What is needed> Give the material once more, word for word, without any images.

[start Data shown]

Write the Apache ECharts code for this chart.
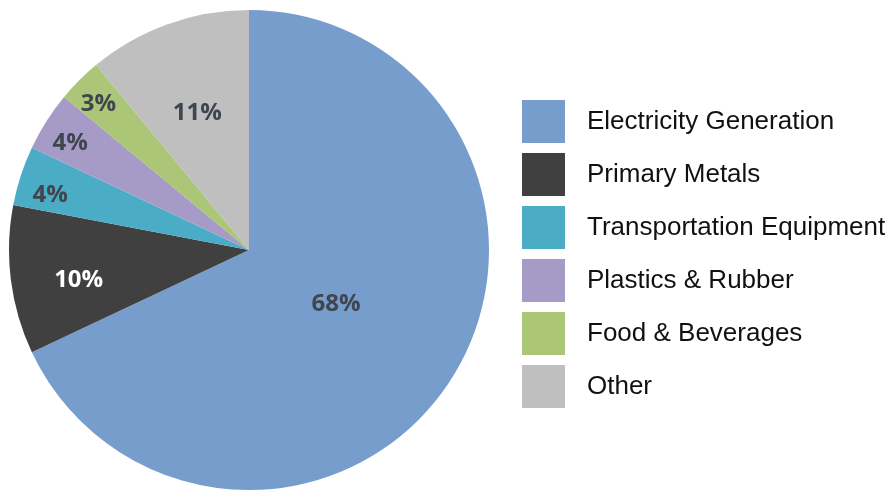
<!DOCTYPE html>
<html>
<head>
<meta charset="utf-8">
<script src="https://cdn.jsdelivr.net/npm/echarts@6/dist/echarts.min.js"></script>
<style>
  html, body { margin: 0; padding: 0; background: #ffffff; }
  #chart { width: 894px; height: 491px; }
</style>
</head>
<body>
<div id="chart"></div>
<script>
// Energy use by sector (percent share)
const categories = [
  'Electricity Generation',
  'Primary Metals',
  'Transportation Equipment',
  'Plastics & Rubber',
  'Food & Beverages',
  'Other'
];
const shares = [68, 10, 4, 4, 3, 11];

// Slice fills and label styling
const sliceColors = ['#779dcc', '#404040', '#4bacc6', '#a69ac6', '#abc676', '#bfbfbf'];
const labelColors = ['#3f4650', '#ffffff', '#3f4650', '#3f4650', '#3f4650', '#3f4650'];
// Label placement in polar terms: radius as a fraction of the pie radius,
// and a small angular nudge (degrees) from the slice's middle
const labelRadius = [0.425, 0.72, 0.86, 0.87, 0.875, 0.615];
const labelNudge = [-1, -2.5, -2.4, -1.3, -0.8, -0.7];

const CX = 249, CY = 250, R = 240;
const GLYPH_DY = 1; // bold digits sit slightly high in their text box

// middle angle of every slice, clockwise from 12 o'clock
const total = shares.reduce((a, b) => a + b, 0);
const midAngles = [];
shares.reduce((acc, v) => { midAngles.push((acc + v / 2) / total * 360); return acc + v; }, 0);

const chart = echarts.init(document.getElementById('chart'), null, { renderer: 'canvas' });

chart.setOption({
  animation: false,
  backgroundColor: '#ffffff',
  legend: {
    orient: 'vertical',
    left: 522,
    top: 100,
    padding: 0,
    itemWidth: 43,
    itemHeight: 43,
    itemGap: 10,
    icon: 'rect',
    selectedMode: false,
    textStyle: {
      fontFamily: 'Liberation Sans, Arial, sans-serif',
      fontSize: 26,
      color: '#111111',
      padding: [4, 0, 0, 17]
    },
    data: categories
  },
  series: [{
    type: 'pie',
    center: [CX, CY],
    radius: [0, R],
    startAngle: 90,
    clockwise: true,
    avoidLabelOverlap: false,
    emphasis: { disabled: true },
    itemStyle: { borderWidth: 0 },
    label: {
      show: true,
      position: 'inside',
      formatter: '{c}%',
      fontFamily: 'Open Sans, sans-serif',
      fontWeight: 'bold',
      fontSize: 24
    },
    labelLine: { show: false },
    labelLayout: function (p) {
      const i = p.dataIndex;
      const a = (midAngles[i] + labelNudge[i]) * Math.PI / 180;
      const r = labelRadius[i] * R;
      return { x: CX + r * Math.sin(a), y: CY - r * Math.cos(a) + GLYPH_DY };
    },
    data: categories.map((name, i) => ({
      name: name,
      value: shares[i],
      itemStyle: { color: sliceColors[i] },
      label: { color: labelColors[i] }
    }))
  }]
});
</script>
</body>
</html>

[end Data shown]

Result>
Write the Apache ECharts code for this chart.
<!DOCTYPE html>
<html>
<head>
<meta charset="utf-8">
<script src="https://cdn.jsdelivr.net/npm/echarts@6/dist/echarts.min.js"></script>
<style>
  html, body { margin: 0; padding: 0; background: #ffffff; }
  #chart { width: 894px; height: 491px; }
</style>
</head>
<body>
<div id="chart"></div>
<script>
// Energy use by sector (percent share)
const categories = [
  'Electricity Generation',
  'Primary Metals',
  'Transportation Equipment',
  'Plastics & Rubber',
  'Food & Beverages',
  'Other'
];
const shares = [68, 10, 4, 4, 3, 11];

// Slice fills and label styling
const sliceColors = ['#779dcc', '#404040', '#4bacc6', '#a69ac6', '#abc676', '#bfbfbf'];
const labelColors = ['#3f4650', '#ffffff', '#3f4650', '#3f4650', '#3f4650', '#3f4650'];
// Label placement in polar terms: radius as a fraction of the pie radius,
// and a small angular nudge (degrees) from the slice's middle
const labelRadius = [0.425, 0.72, 0.86, 0.87, 0.875, 0.615];
const labelNudge = [-1, -2.5, -2.4, -1.3, -0.8, -0.7];

const CX = 249, CY = 250, R = 240;
const GLYPH_DY = 1; // bold digits sit slightly high in their text box

// middle angle of every slice, clockwise from 12 o'clock
const total = shares.reduce((a, b) => a + b, 0);
const midAngles = [];
shares.reduce((acc, v) => { midAngles.push((acc + v / 2) / total * 360); return acc + v; }, 0);

const chart = echarts.init(document.getElementById('chart'), null, { renderer: 'canvas' });

chart.setOption({
  animation: false,
  backgroundColor: '#ffffff',
  legend: {
    orient: 'vertical',
    left: 522,
    top: 100,
    padding: 0,
    itemWidth: 43,
    itemHeight: 43,
    itemGap: 10,
    icon: 'rect',
    selectedMode: false,
    textStyle: {
      fontFamily: 'Liberation Sans, Arial, sans-serif',
      fontSize: 26,
      color: '#111111',
      padding: [4, 0, 0, 17]
    },
    data: categories
  },
  series: [{
    type: 'pie',
    center: [CX, CY],
    radius: [0, R],
    startAngle: 90,
    clockwise: true,
    avoidLabelOverlap: false,
    emphasis: { disabled: true },
    itemStyle: { borderWidth: 0 },
    label: {
      show: true,
      position: 'inside',
      formatter: '{c}%',
      fontFamily: 'Open Sans, sans-serif',
      fontWeight: 'bold',
      fontSize: 24
    },
    labelLine: { show: false },
    labelLayout: function (p) {
      const i = p.dataIndex;
      const a = (midAngles[i] + labelNudge[i]) * Math.PI / 180;
      const r = labelRadius[i] * R;
      return { x: CX + r * Math.sin(a), y: CY - r * Math.cos(a) + GLYPH_DY };
    },
    data: categories.map((name, i) => ({
      name: name,
      value: shares[i],
      itemStyle: { color: sliceColors[i] },
      label: { color: labelColors[i] }
    }))
  }]
});
</script>
</body>
</html>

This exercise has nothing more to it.